Robespierre is not an easy man to like. Prudish and prickly, the anonymous small-town lawyer rose to leadership of the all-powerful Committee of Public Safety during the convulsive year of radical revolution, July 1793-July 1794. In his most infamous speech, he brazenly justified the use of terror as an instrument of government. Revolution, he insisted, required both virtue and terror: "virtue, without which terror is fatal; terror, without which virtue is impotent. Terror is nothing but prompt, severe, inflexible justice; it is therefore an emanation of virtue." This was no mere rhetorical flourish. Revolutionary justice meant dangerously vague laws for trying suspects, summary judgments and executions in batches. The deputies listening to Robespierre's speech hardly felt immune; his signature sent many of his colleagues and even his erstwhile friends to the guillotine. Not surprisingly, the fear he inspired while in power turned instantly into vilification upon his fall. Once arrested and executed by order of the same men who had previously supported him, he became the bloodthirsty symbol of all that had gone awry. When not simply denounced as a tyrant, dictator or aspirant to kingship, he was depicted as jealous, cruel, demonic and fanatical, if not downright cannibalistic.

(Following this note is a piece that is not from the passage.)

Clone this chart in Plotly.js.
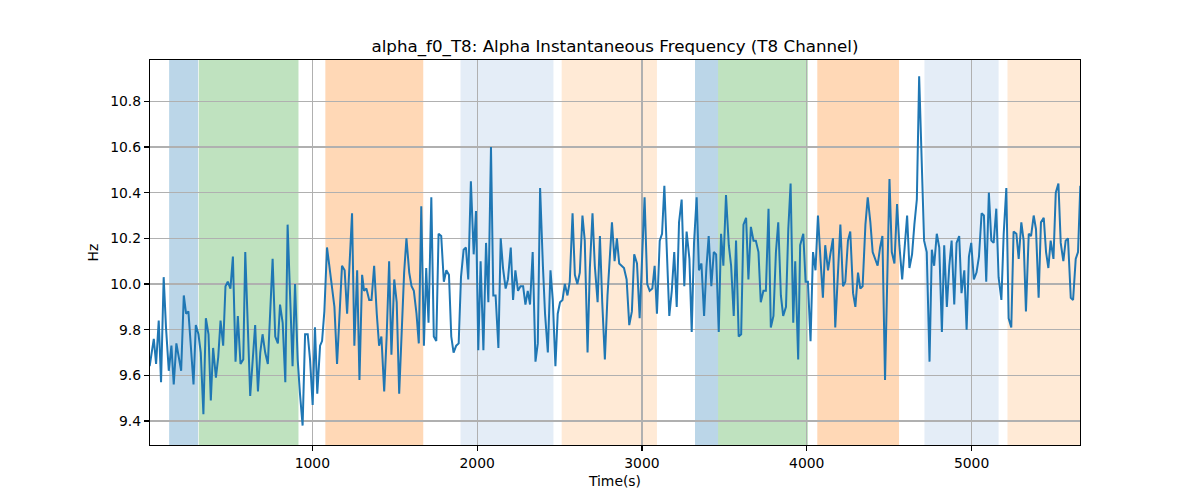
<!DOCTYPE html>
<html>
<head>
<meta charset="utf-8">
<script src="https://cdn.plot.ly/plotly-3.0.1.min.js"></script>
<style>html,body{margin:0;padding:0;background:#fff;}#chart{width:1200px;height:500px;}</style>
</head>
<body>
<div id="chart"></div>
<script>
// Time (s) of each sample
const timeS = [13,26,38,52,68,82,98,112,129,145,159,175,190,204,220,234,248,263,279,293,309,323,339,354,370,384,398,415,429,443,459,473,487,503,518,534,548,564,
581,593,623,653,670,684,698,714,730,759,775,791,804,820,836,850,880,895,911,925,941,956,972,986,1002,1016,1030,1047,1059,1073,1089,1103,1117,1134,
1150,1180,1196,1211,1241,1255,1272,1286,1302,1314,1328,1345,1359,1375,1391,1405,1419,1436,1451,1466,1480,1497,1512,1527,1557,1571,1588,1602,1616,1632,1646,1661,1677,1691,
1705,1722,1737,1752,1766,1782,1798,1813,1829,1843,1857,1873,1888,1902,1918,1932,1946,1962,1979,1993,2007,2021,2038,2054,2068,2084,2098,2112,2129,2143,2157,2173,2187,2204,2218,2232,2248,
2263,2279,2293,2307,2321,2337,2354,2368,2382,2399,2412,2429,2445,2459,2475,2489,2503,2518,2532,2548,2562,2579,2593,2608,2623,2639,2653,2670,2684,2700,2714,2731,2745,2759,2775,2791,
2818,2834,2848,2862,2877,2891,2907,2923,2939,2953,2970,2986,3016,3032,3047,3063,3077,3091,3108,3122,3136,3152,3166,3181,3196,3211,3225,3241,3257,3271,3288,3302,3316,3332,3346,3361,
3377,3391,3405,3421,3436,3450,3466,3480,3494,3510,3527,3541,3557,3571,3587,3602,3616,3632,3646,3661,3677,3691,3707,3721,3737,3752,3768,3782,3798,3813,3827,3843,3857,3874,3888,3902,3918,3930,
3948,3960,3979,3993,4007,4023,4038,4053,4068,4084,4098,4112,4129,4143,4159,4173,4189,4204,4220,4234,4250,4264,4281,4295,4311,4325,4339,4356,4370,4386,4400,4415,4430,4445,4459,4475,
4502,4516,4532,4548,4562,4579,4593,4609,4623,4639,4653,4668,4682,4698,4712,4728,4745,4759,4773,4789,4804,4820,4834,4850,4865,4879,4895,4909,4925,4939,4956,4970,4984,4998,5014,5030,5045,
5061,5075,5089,5105,5120,5134,5150,5164,5181,5195,5211,5225,5241,5255,5272,5286,5302,5316,5330,5347,5361,5377,5391,5407,5421,5438,5452,5466,5480,5497,5511,5527,5541,5557,5571,5585,5602,5616,5632,5646,5660];

// Alpha instantaneous frequency (Hz)
const freqHz = [9.64,9.71,9.76,9.65,9.84,9.57,10.03,9.81,9.62,9.73,9.56,9.74,9.68,9.62,9.95,9.87,9.88,9.70,9.56,9.82,9.78,9.70,9.43,9.85,9.78,9.49,9.72,9.59,9.68,9.84,9.73,9.99,10.01,9.98,10.12,9.66,9.86,9.65,
9.67,10.14,9.51,9.82,9.53,9.70,9.78,9.70,9.65,10.11,9.77,9.74,9.91,9.83,9.57,10.26,9.64,10.00,9.67,9.52,9.38,9.78,9.78,9.67,9.47,9.81,9.52,9.73,9.75,9.88,10.16,10.08,9.99,9.90,
9.65,10.08,10.06,9.87,10.31,9.73,10.06,9.58,10.04,9.97,9.98,9.93,9.93,10.08,9.87,9.73,9.77,9.53,9.77,10.10,9.69,10.02,9.92,9.52,10.05,10.20,10.05,9.99,9.97,9.87,9.74,10.34,9.73,10.07,
9.83,10.38,9.77,9.75,10.22,10.21,10.01,10.06,10.04,9.77,9.70,9.73,9.74,10.03,10.15,10.16,10.02,10.45,10.13,10.32,9.71,10.10,9.71,10.18,9.92,10.60,9.95,9.95,9.72,10.20,10.07,9.98,10.02,10.16,9.93,10.06,9.97,
9.99,9.99,9.91,9.97,9.91,10.14,9.66,9.74,10.42,10.08,9.87,9.70,10.06,9.93,9.64,9.87,9.92,9.93,10.00,9.95,10.01,10.31,10.04,10.00,10.05,10.30,10.19,9.70,10.07,10.31,10.08,9.92,10.21,9.92,9.67,9.95,
10.27,10.10,10.20,10.09,10.08,10.07,10.02,9.82,9.88,10.13,10.09,9.85,10.38,10.00,9.97,9.98,10.08,9.87,10.19,10.22,10.43,10.08,9.86,9.97,10.14,9.90,10.27,10.37,9.99,10.23,10.11,9.79,10.18,10.38,10.06,10.09,
9.86,10.07,10.21,9.99,10.14,10.13,9.79,10.22,10.08,10.39,10.17,10.08,9.86,10.19,9.77,9.78,10.26,10.29,10.02,10.25,10.19,10.19,10.14,9.92,9.97,9.97,10.33,9.81,9.86,10.14,10.27,9.95,9.86,9.90,10.24,10.44,9.83,10.10,
9.67,10.17,10.22,10.01,10.01,9.75,10.14,10.06,10.30,10.10,9.94,10.17,10.06,10.13,10.20,9.81,10.08,10.26,9.99,10.01,10.19,10.23,9.96,9.90,10.05,9.98,9.99,10.26,10.38,10.27,10.14,10.11,10.08,10.16,10.21,9.58,
10.46,10.14,10.09,10.35,10.17,10.02,10.17,10.30,10.07,10.13,10.26,10.37,10.91,10.55,10.19,10.14,9.66,10.15,10.08,10.22,10.16,9.79,10.17,9.90,10.08,10.19,9.91,10.18,10.21,9.96,10.06,9.80,10.12,10.18,10.02,10.05,10.12,
10.31,10.30,10.01,10.40,10.19,10.18,10.33,10.03,9.93,10.22,10.42,9.85,9.81,10.23,10.22,10.11,10.27,10.19,9.88,10.22,10.21,10.30,10.24,9.94,10.27,10.29,10.14,10.07,10.19,10.11,10.40,10.44,10.18,10.10,10.19,10.20,9.94,9.93,10.11,10.14,10.43];

// Shaded intervals (time, s) and their kind
const spanStart = [131, 311, 1079, 1899, 2513, 3322, 3462, 4064, 4714, 5218];
const spanEnd   = [307, 916, 1673, 2463, 3091, 3462, 4007, 4560, 5164, 5700];
const spanKind  = ['blue','green','orange','lightblue','lightorange','blue','green','orange','lightblue','lightorange'];

const kindColor = {
  blue: 'rgba(31,119,180,0.3)',
  green: 'rgba(44,160,44,0.3)',
  orange: 'rgba(255,127,14,0.3)',
  lightblue: 'rgba(174,199,232,0.33)',
  lightorange: 'rgba(255,187,120,0.3)'
};

const shapes = spanStart.map((s, i) => ({
  type: 'rect', xref: 'x', yref: 'paper', x0: s, x1: spanEnd[i], y0: 0, y1: 1,
  fillcolor: kindColor[spanKind[i]], line: {width: 0}, layer: 'below'
}));

const trace = {
  x: timeS, y: freqHz, type: 'scatter', mode: 'lines',
  line: {color: '#1f77b4', width: 2}, hoverinfo: 'skip'
};

const font = {family: 'DejaVu Sans, sans-serif', color: '#000'};

const layout = {
  width: 1200, height: 500,
  margin: {l: 150, r: 120, t: 60, b: 55},
  paper_bgcolor: '#fff', plot_bgcolor: '#fff',
  showlegend: false,
  font: Object.assign({size: 13.9}, font),
  title: {text: 'alpha_f0_T8: Alpha Instantaneous Frequency (T8 Channel)',
          font: Object.assign({size: 16.7}, font),
          x: 0.5125, xref: 'container', xanchor: 'center', y: 1 - 46/500, yref: 'container', yanchor: 'middle'},
  xaxis: {
    range: [15, 5658], tickvals: [1000,2000,3000,4000,5000], ticktext: ['1000','2000','3000','4000','5000'],
    showgrid: true, gridcolor: '#b0b0b0', gridwidth: 1.1,
    showline: true, linecolor: '#000', linewidth: 1.1, mirror: true,
    ticks: 'outside', ticklen: 5, tickwidth: 1.1, tickcolor: '#000',
    zeroline: false, tickfont: Object.assign({size: 13.9}, font),
    title: {text: 'Time(s)', font: Object.assign({size: 13.9}, font), standoff: 6}
  },
  yaxis: {
    range: [9.295, 10.981], tickvals: [9.4,9.6,9.8,10.0,10.2,10.4,10.6,10.8],
    ticktext: ['9.4','9.6','9.8','10.0','10.2','10.4','10.6','10.8'],
    showgrid: true, gridcolor: '#b0b0b0', gridwidth: 1.1,
    showline: true, linecolor: '#000', linewidth: 1.1, mirror: true,
    ticks: 'outside', ticklen: 5, tickwidth: 1.1, tickcolor: '#000',
    zeroline: false, tickfont: Object.assign({size: 13.9}, font),
    title: {text: 'Hz', font: Object.assign({size: 13.9}, font), standoff: 8}
  },
  shapes: shapes
};

Plotly.newPlot('chart', [trace], layout, {staticPlot: true, displayModeBar: false});
</script>
</body>
</html>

History transformed Robespierre from a highly personalized ogre into the embodiment of revolution itself. The right has been certain of the pedigree, at least since 1917. In their view, the theorist of terror set the mold for all the great revolutionary butchers: Stalin, Mao, Pol Pot and, more recently, both Saddam Hussein and Abu Musab al-Zarqawi. The left has felt less sure of what to do with his legacy. For Marx he was a "terrorist with his head in the clouds," driven by ancient Roman ideals and therefore inherently incapable of sniffing out the ascension of modern bourgeois social relations. But the later French socialists and Russian Bolsheviks, especially Trotsky, lionized him. Trotsky remained obsessed with "the Incorruptible" throughout his life, seeing Lenin and then himself as the true Robespierre of the Russian Revolution. In the late 1930s Trotsky asked one French supporter to help him gather quotes from his paragon to use in his attack on Stalin.
While the right has stuck to its guns on Robespierre, progenitor of political evil, the left has turned more reticent since 1989, the year of the Revolution's bicentennial and of the anti-Communist revolutions in Eastern Europe. Michel Vovelle, the last Communist to hold the chair of the history of the French Revolution at the Sorbonne, always defended his Jacobin ancestor, but in more recent years he has emphasized the Robespierre who demanded universal manhood suffrage, supported emancipation for the Jews and slaves, and served as the "animator" rather than dictator of national defense. The barrister turned revolutionary only agreed to guide the Terror, in this view, in order to control its popular excesses and save the Republic at war. He had, after all, originally opposed the death penalty. Vovelle's Robespierre is the defender of "a certain [social democratic] idea" of the Republic rather than the precursor of Communist revolution.